Let them borrow your calm. Little ones (grownups too) sometimes just need to freak out a bit. Stay there. Be near. Don’t judge or even help. Just be there, and stay calm. Your loving energy is all they need as they work through it themselves. Keep them safe but other than that don’t help or advise unless they ask.
Grandpa always said everything boils down to how you treat people.
Always treating people with kindness and respect is the most important lesson he wanted to get across to us.
Following your conscience is more important than getting ahead and will make a greater difference in how happy you are. Getting ahead or not isn’t entirely up to you, but listening to your conscience is.” - Senator Mitt Romney (paraphrase)
Grandpa was a Marine, though you’d never know it. Slight in build and oh-so gentle natured. But underneath he had a good bit of grit. He never complained. He once told me “You can stand any amount of pain for a little while.” (Basically saying suck it up and hang in there until help arrives.) I’ve never forgotten it.
Relationships can end beautifully and bravely. They’re not all going to be forever. It’s much better to grieve the end of a relationship than to endure an unhealthy one.
Set up automatic payments so they are initiated on your end, so that you send out money to the bill/ company you’re paying instead of giving them access to take money out of your account.
Everyone has times when they don’t get their way. They lose, or fall short in competition. Everyone fails. Very few are able to fail gracefully, keeping conscious of their their dignity, not losing their sense of humor, etc. Cultivate a resilient mindset. Sometimes if you can’t beat them it really is a good thing to join them. Sometimes it’s better to go down swinging. As far as enduring a bad situation, the saying goes “If you can’t get out of it, then get into it.” Meaning, make the absolute best of it. Excel, delight in your circumstances as much as possible. You won’t stay down for long.
Ask “Is there anything you want to get off your chest?”
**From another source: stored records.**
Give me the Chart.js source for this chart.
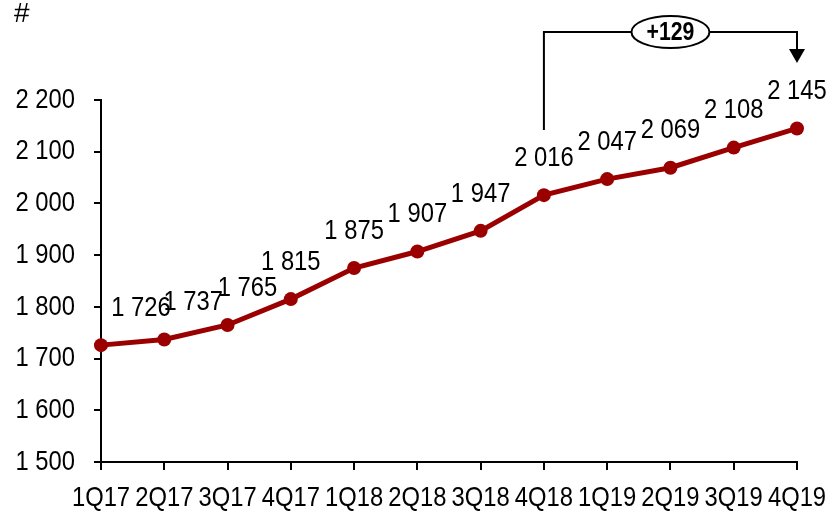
<!DOCTYPE html>
<html>
<head>
<meta charset="utf-8">
<script src="https://cdn.jsdelivr.net/npm/chart.js@4/dist/chart.umd.min.js"></script>
<style>
    html, body { margin:0; padding:0; background:#fff; }
    #wrap { width:827px; height:511px; }
</style>
</head>
<body>
<div id="wrap"><canvas id="lineChart"></canvas></div>
<script>
const quarters = ['1Q17','2Q17','3Q17','4Q17','1Q18','2Q18','3Q18','4Q18','1Q19','2Q19','3Q19','4Q19'];
const counts = [1726, 1737, 1765, 1815, 1875, 1907, 1947, 2016, 2047, 2069, 2108, 2145];
const yTicks = [1500, 1600, 1700, 1800, 1900, 2000, 2100, 2200];
const unitLabel = '#';
const deltaLabel = '+129';

const FONT = '"Liberation Sans", Arial, sans-serif';
const RED = 'rgb(155,0,0)';
const NARROW = 0.85; // no Arial Narrow here, so squeeze the text

function fmt(v){
    return String(v).replace(/\B(?=(\d{3})+(?!\d))/g, ' ');
}

function narrowText(ctx, txt, x, y){
    ctx.save();
    ctx.translate(x, y);
    ctx.scale(NARROW, 1);
    ctx.fillText(txt, 0, 0);
    ctx.restore();
}

// axis labels + value labels, all in the narrow look
const textLayer = {
    id: 'textLayer',
    afterDatasetsDraw(chart){
        const ctx = chart.ctx;
        const xs = chart.scales.x;
        const ys = chart.scales.y;
        const meta = chart.getDatasetMeta(0);
        const shift = [40, 29, 20];
        ctx.save();
        ctx.font = '28px ' + FONT;
        ctx.fillStyle = '#000';
        ctx.textBaseline = 'middle';

        ctx.textAlign = 'right';
        yTicks.forEach(v => narrowText(ctx, fmt(v), 75, ys.getPixelForValue(v)));

        ctx.textAlign = 'center';
        quarters.forEach((q, i) => narrowText(ctx, q, xs.getPixelForValue(i), 498));

        meta.data.forEach((pt, i) => {
            narrowText(ctx, fmt(counts[i]), pt.x + (shift[i] || 0), pt.y - 37);
        });
        ctx.restore();
    }
};

// "#" unit and the +129 bracket
const extras = {
    id: 'extras',
    afterDraw(chart){
        const ctx = chart.ctx;
        const x = chart.scales.x;
        const x1 = x.getPixelForValue(7);
        const x2 = x.getPixelForValue(11);
        const top = 32;
        ctx.save();
        ctx.fillStyle = '#000';
        ctx.font = '28px ' + FONT;
        ctx.textAlign = 'left';
        ctx.textBaseline = 'middle';
        ctx.fillText(unitLabel, 14, 14);

        ctx.strokeStyle = '#000';
        ctx.lineWidth = 2;
        ctx.beginPath();
        ctx.moveTo(x1, 130);
        ctx.lineTo(x1, top);
        ctx.lineTo(x2, top);
        ctx.lineTo(x2, 50);
        ctx.stroke();
        ctx.beginPath();
        ctx.moveTo(x2 - 8, 49);
        ctx.lineTo(x2 + 8, 49);
        ctx.lineTo(x2, 63);
        ctx.closePath();
        ctx.fill();

        const cx = (x1 + x2) / 2;
        ctx.beginPath();
        ctx.ellipse(cx, top, 39, 16, 0, 0, Math.PI * 2);
        ctx.fillStyle = '#fff';
        ctx.fill();
        ctx.stroke();
        ctx.fillStyle = '#000';
        ctx.font = 'bold 25px ' + FONT;
        ctx.textAlign = 'center';
        narrowText(ctx, deltaLabel, cx, top + 1);
        ctx.restore();
    }
};

const ctx1 = document.getElementById('lineChart').getContext('2d');
const chart1 = new Chart(ctx1, {
    type: 'line',
    data: {
        labels: quarters,
        datasets: [{
            data: counts,
            borderColor: RED,
            backgroundColor: RED,
            borderWidth: 5,
            pointRadius: 7,
            pointBackgroundColor: RED,
            pointBorderWidth: 0,
            tension: 0
        }]
    },
    options: {
        responsive: true,
        maintainAspectRatio: false,
        animation: false,
        layout: { padding: { top: 100, right: 30, left: 0, bottom: 0 } },
        plugins: {
            legend: { display: false },
            tooltip: { enabled: false }
        },
        scales: {
            x: {
                offset: false,
                afterFit(s){ s.height = 49; },
                grid: { display: true, drawOnChartArea: false, tickLength: 8, color: '#000', lineWidth: 2 },
                border: { color: '#000', width: 2 },
                ticks: { display: false, autoSkip: false }
            },
            y: {
                min: 1500,
                max: 2200,
                afterFit(s){ s.width = 101; },
                afterBuildTicks(s){ s.ticks = yTicks.map(v => ({ value: v })); },
                grid: { display: true, drawOnChartArea: false, tickLength: 7, color: '#000', lineWidth: 2 },
                border: { color: '#000', width: 2 },
                ticks: { display: false }
            }
        }
    },
    plugins: [textLayer, extras]
});
</script>
</body>
</html>
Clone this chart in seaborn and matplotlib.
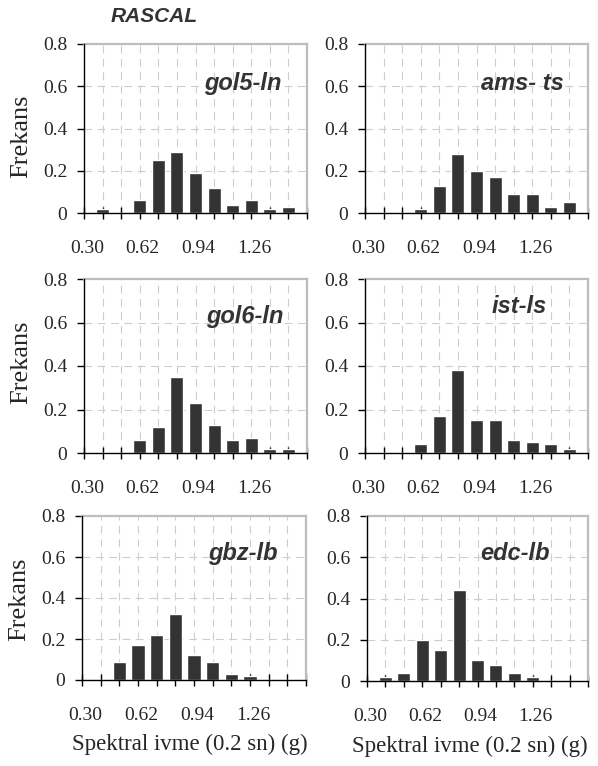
import numpy as np
import pandas as pd
import matplotlib
matplotlib.use("Agg")
import matplotlib.pyplot as plt
import matplotlib.transforms as mtransforms
import seaborn as sns

# --------------------------
# Data (bin index 1..11, frequency per station)
# --------------------------
bins = [1, 2, 3, 4, 5, 6, 7, 8, 9, 10, 11]
tick_labels = ["0.30", "0.62", "0.94", "1.26"]
tick_label_pos = [0, 3, 6, 9]

gol5_ln = [0.02, 0.00, 0.06, 0.25, 0.29, 0.19, 0.12, 0.04, 0.06, 0.02, 0.03]
ams_ts = [0.00, 0.00, 0.02, 0.13, 0.28, 0.20, 0.17, 0.09, 0.09, 0.03, 0.05]
gol6_ln = [0.00, 0.00, 0.06, 0.12, 0.35, 0.23, 0.13, 0.06, 0.07, 0.02, 0.02]
ist_ls = [0.00, 0.00, 0.04, 0.17, 0.38, 0.15, 0.15, 0.06, 0.05, 0.04, 0.02]
gbz_lb = [0.00, 0.09, 0.17, 0.22, 0.32, 0.12, 0.09, 0.03, 0.02, 0.00, 0.00]
edc_lb = [0.02, 0.04, 0.20, 0.15, 0.44, 0.10, 0.08, 0.04, 0.02, 0.00, 0.00]

panels = [
    ("gol5-ln", gol5_ln),
    ("ams- ts", ams_ts),
    ("gol6-ln", gol6_ln),
    ("ist-ls", ist_ls),
    ("gbz-lb", gbz_lb),
    ("edc-lb", edc_lb),
]

# --------------------------
# Style
# --------------------------
sns.set_style("white")
plt.rcParams["font.family"] = ["Liberation Serif", "DejaVu Serif"]

fig = plt.figure(figsize=(5.98, 7.66), dpi=100)
W, H = 598.0, 766.0

# axes boxes in pixels: left, top, right, bottom
boxes = [
    (84, 44, 307, 213), (365, 44, 588, 213),
    (84, 279, 307, 453), (365, 279, 588, 453),
    (82, 516, 306, 680), (367, 516, 588, 681),
]
label_xy = [(0.71, 0.765), (0.705, 0.765), (0.72, 0.785),
            (0.69, 0.84), (0.72, 0.77), (0.67, 0.775)]
ylab_y = [0.455, None, 0.52, None, 0.49, None]

grid_color = "#cdcdcd"
bar_color = "#333333"
shift = mtransforms.ScaledTranslation(3 / 100, 0, fig.dpi_scale_trans)

for i, ((name, freq), (l, t, r, b)) in enumerate(zip(panels, boxes)):
    ax = fig.add_axes([l / W, 1 - b / H, (r - l) / W, (b - t) / H])
    df = pd.DataFrame({"bin": bins, "freq": freq})
    sns.barplot(data=df, x="bin", y="freq", native_scale=True, width=0.7,
                color=bar_color, saturation=1, errorbar=None, ax=ax, zorder=3)

    ax.set_xlim(0, 12)
    ax.set_ylim(0, 0.8)
    ax.set_axisbelow(True)

    # dashed grid
    for k in bins:
        ax.axvline(k, color=grid_color, lw=0.8, ls=(0, (7, 5)), zorder=0)
    for v in [0.2, 0.4, 0.6]:
        ax.axhline(v, color=grid_color, lw=0.8, ls=(0, (7, 5)), zorder=0)

    # spines
    for s in ["top", "right"]:
        ax.spines[s].set_color("#bdbdbd")
        ax.spines[s].set_linewidth(1.6)
    for s in ["left", "bottom"]:
        ax.spines[s].set_color("black")
        ax.spines[s].set_linewidth(1.0)
        ax.spines[s].set_zorder(4)

    # ticks
    ax.set_xticks(range(13))
    lbls = [""] * 13
    for p, txt in zip(tick_label_pos, tick_labels):
        lbls[p] = txt
    ax.set_xticklabels(lbls)
    ax.set_yticks([0, 0.2, 0.4, 0.6, 0.8])
    ax.set_yticklabels(["0", "0.2", "0.4", "0.6", "0.8"])
    ax.tick_params(axis="x", bottom=True, direction="inout", length=9, width=1,
                   color="black", pad=15, labelsize=14)
    ax.tick_params(axis="y", left=True, direction="out", length=5, width=1,
                   color="black", pad=7, labelsize=14)
    for tk in ax.xaxis.get_major_ticks():
        tk.tick1line.set_zorder(5)
    for lab in ax.get_xticklabels():
        lab.set_transform(lab.get_transform() + shift)

    ax.set_xlabel("")
    ax.set_ylabel("")
    if i % 2 == 0:
        ax.set_ylabel("Frekans", fontsize=19)
        ax.yaxis.set_label_coords(-0.232, ylab_y[i])
    if i >= 4:
        ax.set_xlabel("Spektral ivme (0.2 sn) (g)", fontsize=16.5)
        ax.xaxis.set_label_coords(0.48 if i == 4 else 0.466, -0.33)

    ax.text(label_xy[i][0], label_xy[i][1], name, transform=ax.transAxes,
            ha="center", va="center", fontsize=17, fontweight="bold",
            fontstyle="italic", color="#333333",
            family=["Liberation Sans", "DejaVu Sans"])

fig.text(154 / W, 1 - 17 / H, "RASCAL", ha="center", va="center",
         fontsize=15, fontweight="bold", fontstyle="italic", color="#333333",
         family=["Liberation Sans", "DejaVu Sans"])

fig.savefig("out.png", dpi=100)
Confession is good for the soul! Get in the habit of being a place of support when they screw up. Then when they’re older and REALLY screw up, they know they can trust you to help.
Processing an emotion means you’re not acting on it or avoiding it, you’re just with it. I like to picture it as a person and then imagine having a cup of coffee or a beer with it. Hope this helps you. xoxo
Control isn’t safety. Safety is putting in the physical/mental/intellectual/emotional/spiritual work so you’re confident in your ability to address whatever comes your way and thrive, bounce back after getting knocked down.
Be appreciative of people’s time. Send thank you notes after interviewing and applying for jobs, scholarships, etc. even if you don’t get picked.
It’s common courtesy and it’s a good way to make a good impression for next time.
Soothe a newborn: Swaddle , shushing noise, swing, side/stomach position, suck on a binkie. Read The Happiest Baby on the Block by Dr. Harvey Karp (or watch the video.) It' a life-saver.
Choosing to take the easy way out will create a life that’s difficult, disappointing and dull. Don’t shy away from hard work. Mind, body, spirit, relationships, community engagement, serving others - all of these things require a ton of effort on your part. But the more you choose to invest your time and energy into what is important to you, the more your life will take shape. Take the easy way out and you’ll see things start to disintegrate. Hard work makes you who you are.
If you’re going to be wrong about someone, let it be because you believed the best of them. (Give people the benefit of the doubt.) put it this way— I’d rather be wrong about my husband being a moral person who would never cheat, then come to find out he had done, than I would like to be wrong about him being a horrible person only to find out later he was faithful all along.